Does it matter that Babel has fourteen words, while the
translators V and M have eighteen? Not a jot. Counting the exact number of
words and holding translators to that standard is absurd. And given that
Russian words on average are two to three times longer than English words, the
sentences of V and M come out here sounding shorter and more pithy than Babel’s
original. Note that in Walter Morison’s sentence sixteen words out of the eighteen
have only one syllable. Now, that’s terse, economical Anglo-Saxon writing. By
the way, how many one-syllable words does Babel have in his sentence? Four.
Odd that Prof. Morson leaves out Babel’s “human” (“the human
heart”). Does it matter? Not really. The context tells us quite clearly that
the heart of a monkey or crocodile is not under discussion. I might concede
that the ‘stab’ and ‘breach’ have to go. Then again, I might not. Take a look
at the four sentences, in the four translations given here. McDuff’s
“chillingly” knocks his sentence out of the competition for best rendering. In English Prof. Morson’s
sentence, however, is weaker than either of the other two. Okay, so he made
sure the iron “enters the heart,” as Babel had it. He kept the iciness in there
(I like Vinocur’s use of the word ‘chill’). He insists on “a period placed in
time,” but that phrase is somewhat ambiguous: “in time” as in “just in time,”
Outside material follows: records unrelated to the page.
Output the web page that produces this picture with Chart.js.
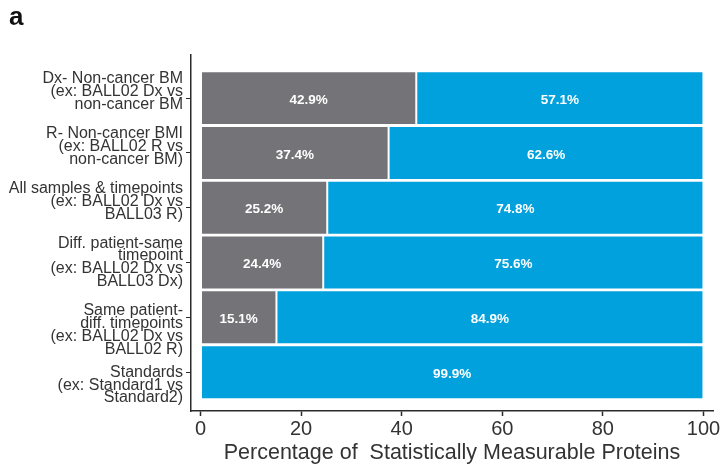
<!DOCTYPE html>
<html>
<head>
<meta charset="utf-8">
<script src="https://cdn.jsdelivr.net/npm/chart.js@4.4.1/dist/chart.umd.min.js"></script>
<style>
  html, body { margin: 0; padding: 0; background: #fff; }
  #wrap { width: 725px; height: 468px; }
</style>
</head>
<body>
<div id="wrap"><canvas id="chart"></canvas></div>
<script>
// comparison groups, one multi-line label per bar (top to bottom)
const comparisons = [
  ['Dx- Non-cancer BM', '(ex: BALL02 Dx vs', 'non-cancer BM'],
  ['R- Non-cancer BMI', '(ex: BALL02 R vs', 'non-cancer BM)'],
  ['All samples & timepoints', '(ex: BALL02 Dx vs', 'BALL03 R)'],
  ['Diff. patient-same', 'timepoint', '(ex: BALL02 Dx vs', 'BALL03 Dx)'],
  ['Same patient-', 'diff. timepoints', '(ex: BALL02 Dx vs', 'BALL02 R)'],
  ['Standards', '(ex: Standard1 vs', 'Standard2)']
];
// percentages per group, grey part then blue part
const greyPct = [42.9, 37.4, 25.2, 24.4, 15.1, 0.1];
const bluePct = [57.1, 62.6, 74.8, 75.6, 84.9, 99.9];
const xTicks = [0, 20, 40, 60, 80, 100];

const GREY = '#747478';
const BLUE = '#00a1dc';
const AXIS = '#2a2a2a';

Chart.defaults.font.family = '"Liberation Sans", Arial, sans-serif';
Chart.defaults.color = '#333';

const toPoints = (vals) => vals.map((v, i) => ({ x: v, y: i }));

// the category labels don't sit exactly centred on their ticks:
// pad with blank lines (positive = blank lines below, negative = above)
const padLines = [1, 1, 1, 0, -2, -2];
const paddedLabel = (i) => {
  const n = padLines[i];
  const blanks = new Array(Math.abs(n)).fill('');
  return n > 0 ? comparisons[i].concat(blanks) : blanks.concat(comparisons[i]);
};

// white percentage text in the middle of each segment
const barLabels = {
  id: 'barLabels',
  afterDatasetsDraw(chart) {
    const ctx = chart.ctx;
    ctx.save();
    ctx.font = 'bold 13.5px "Liberation Sans", Arial, sans-serif';
    ctx.fillStyle = '#fff';
    ctx.textAlign = 'center';
    ctx.textBaseline = 'middle';
    chart.data.datasets.forEach((ds, di) => {
      chart.getDatasetMeta(di).data.forEach((bar, i) => {
        const v = ds.data[i].x;
        if (v < 5) return;
        ctx.fillText(v.toFixed(1) + '%', (bar.x + bar.base) / 2, bar.y + 2);
      });
    });
    ctx.restore();
  }
};

new Chart(document.getElementById('chart'), {
  type: 'bar',
  data: {
    datasets: [
      {
        data: toPoints(greyPct),
        backgroundColor: GREY,
        borderColor: '#fff',
        borderWidth: 1,
        borderSkipped: false
      },
      {
        data: toPoints(bluePct),
        backgroundColor: BLUE,
        borderColor: '#fff',
        borderWidth: 1,
        borderSkipped: false
      }
    ]
  },
  options: {
    indexAxis: 'y',
    responsive: true,
    maintainAspectRatio: false,
    animation: false,
    categoryPercentage: 1,
    barPercentage: 0.985,
    layout: { padding: { left: 9, right: 12, top: 0, bottom: 0 } },
    plugins: {
      legend: { display: false },
      tooltip: { enabled: false },
      title: {
        display: true,
        text: 'a',
        align: 'start',
        color: '#111',
        font: { size: 26, weight: 'bold', lineHeight: 1.2 },
        padding: { top: 2, bottom: 21.8 }
      }
    },
    scales: {
      x: {
        type: 'linear',
        stacked: true,
        min: -1.89,
        max: 101.9,
        afterBuildTicks: (s) => { s.ticks = xTicks.map(v => ({ value: v })); },
        afterFit: (s) => { s.height = 57; },
        border: { display: true, color: AXIS, width: 1.5 },
        grid: { drawOnChartArea: false, drawTicks: true, tickLength: 5, tickColor: AXIS, tickWidth: 1.5 },
        ticks: { color: '#333', padding: 1, autoSkip: false, font: { size: 20 } },
        title: {
          display: true,
          text: 'Percentage of  Statistically Measurable Proteins',
          color: '#333',
          font: { size: 21.5 },
          padding: { top: 0, bottom: 2 }
        }
      },
      y: {
        type: 'linear',
        stacked: true,
        reverse: true,
        offset: false,
        min: -0.787,
        max: 5.709,
        afterBuildTicks: (s) => { s.ticks = comparisons.map((_, i) => ({ value: i })); },
        afterFit: (s) => { s.width = 182; },
        border: { display: true, color: AXIS, width: 1.5 },
        grid: { offset: false, drawOnChartArea: false, drawTicks: true, tickLength: 5, tickColor: AXIS, tickWidth: 1 },
        ticks: {
          color: '#333',
          padding: 3,
          autoSkip: false,
          font: { size: 16, lineHeight: 0.81 },
          callback: (v) => paddedLabel(v)
        }
      }
    }
  },
  plugins: [barLabels]
});
</script>
</body>
</html>
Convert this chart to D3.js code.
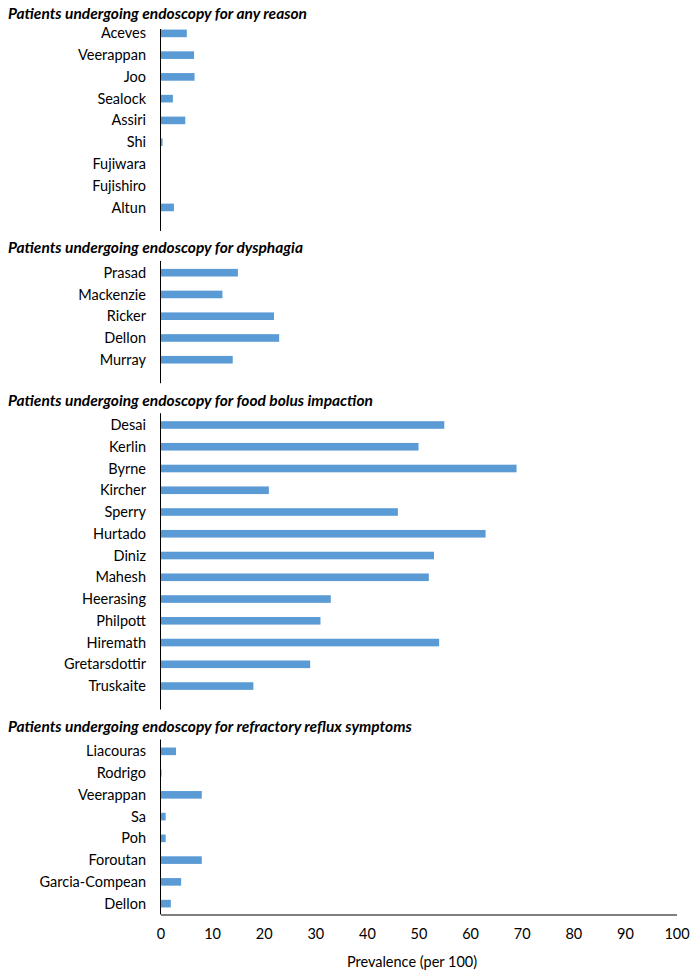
<!DOCTYPE html>
<html>
<head>
<meta charset="utf-8">
<script src="https://cdn.jsdelivr.net/npm/d3@7"></script>
<style>
  html, body { margin: 0; padding: 0; background: #fff; }
  svg text { font-family: Lato, "Open Sans", sans-serif; }
</style>
</head>
<body>
<svg id="chart" width="697" height="979"></svg>
<script>
const sectionTitles = [
  "Patients undergoing endoscopy for any reason",
  "Patients undergoing endoscopy for dysphagia",
  "Patients undergoing endoscopy for food bolus impaction",
  "Patients undergoing endoscopy for refractory reflux symptoms"
];
const anyReasonNames = ["Aceves","Veerappan","Joo","Sealock","Assiri","Shi","Fujiwara","Fujishiro","Altun"];
const anyReasonValues = [5.1, 6.5, 6.6, 2.4, 4.8, 0.4, 0, 0, 2.6];
const dysphagiaNames = ["Prasad","Mackenzie","Ricker","Dellon","Murray"];
const dysphagiaValues = [15, 12, 22, 23, 14];
const bolusNames = ["Desai","Kerlin","Byrne","Kircher","Sperry","Hurtado","Diniz","Mahesh","Heerasing","Philpott","Hiremath","Gretarsdottir","Truskaite"];
const bolusValues = [55, 50, 69, 21, 46, 63, 53, 52, 33, 31, 54, 29, 18];
const refluxNames = ["Liacouras","Rodrigo","Veerappan","Sa","Poh","Foroutan","Garcia-Compean","Dellon"];
const refluxValues = [3, 0.2, 8, 1, 1, 8, 4, 2];
const xTicks = [0,10,20,30,40,50,60,70,80,90,100];
const xTitle = "Prevalence (per 100)";

const sections = [
  {names: anyReasonNames, values: anyReasonValues},
  {names: dysphagiaNames, values: dysphagiaValues},
  {names: bolusNames, values: bolusValues},
  {names: refluxNames, values: refluxValues}
];

const rows = [];
sections.forEach((s, si) => {
  if (si > 0) {
    rows.push({key: "gap" + si + "a", blank: true, sec: si});
    rows.push({key: "gap" + si + "b", blank: true, sec: si, titleRow: true});
  }
  s.names.forEach((n, i) => rows.push({key: si + "_" + i, name: n, value: s.values[i], sec: si}));
});

const svg = d3.select("#chart");
const x0 = 160.5, x1 = 676.5, yBottom = 914.5, yTop = 22.5;
const x = d3.scaleLinear().domain([0, 100]).range([x0, x1]);
const y = d3.scaleBand().domain(rows.map(r => r.key)).range([yTop, yBottom]).paddingInner(0.65).paddingOuter(0.325);
const cy = k => y(k) + y.bandwidth() / 2;

svg.append("g").selectAll("rect").data(rows.filter(r => !r.blank)).join("rect")
  .attr("x", x(0))
  .attr("y", d => y(d.key))
  .attr("width", d => Math.max(0, x(d.value) - x(0)))
  .attr("height", y.bandwidth())
  .attr("fill", "#5B9BD5");

svg.append("g").selectAll("text").data(rows.filter(r => !r.blank)).join("text")
  .attr("x", 146)
  .attr("y", d => cy(d.key))
  .attr("dy", "0.35em")
  .attr("text-anchor", "end")
  .attr("font-size", 14.5)
  .attr("fill", "#000")
  .text(d => d.name);

const titleYs = [14];
rows.filter(r => r.titleRow).forEach(r => titleYs.push(cy(r.key) - 3));
svg.append("g").selectAll("text").data(sectionTitles).join("text")
  .attr("x", 8)
  .attr("y", (d, i) => titleYs[i])
  .attr("dy", "0.35em")
  .attr("font-size", 15.5)
  .attr("font-weight", "bold")
  .attr("font-style", "italic")
  .attr("fill", "#000")
  .text(d => d);

const segs = [];
for (let i = 0; i < titleYs.length; i++) {
  const start = i === 0 ? 29 : titleYs[i] + 13;
  const end = i === titleYs.length - 1 ? yBottom : titleYs[i + 1] - 17;
  segs.push([start, end]);
}
svg.append("g").selectAll("line").data(segs).join("line")
  .attr("x1", x(0)).attr("x2", x(0))
  .attr("y1", d => d[0]).attr("y2", d => d[1])
  .attr("stroke", "#000").attr("stroke-width", 1);

const xAxis = d3.axisBottom(x).tickValues(xTicks).tickSize(0).tickPadding(14);
const gx = svg.append("g").attr("transform", `translate(0,${yBottom})`).call(xAxis);
gx.select(".domain").attr("stroke", "#000");
gx.selectAll("text").attr("font-size", 14.5).attr("fill", "#000").attr("font-family", "Lato, sans-serif");

svg.append("text")
  .attr("x", 412)
  .attr("y", 962)
  .attr("dy", "0.35em")
  .attr("text-anchor", "middle")
  .attr("font-size", 14.5)
  .attr("fill", "#000")
  .text(xTitle);
</script>
</body>
</html>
or “in time” as “in the realm of time, the thing that passes”?
In a word, Walter Morison’s sentence gets the furthest away from
the original Russian, but Morison’s sentence still does the best job of
expressing, in very good, terse English, the essence of Babel’s thought: No
iron can stab the heart with such force as a period put just at the right
place. It could be slightly improved, perhaps, if we put Vinocur and Morison
together: No iron can stab the human heart with the chill of a period placed
just in time. If Isaac Babel were alive to read that English sentence, I think
he would smile. Down with the literal in literary translation!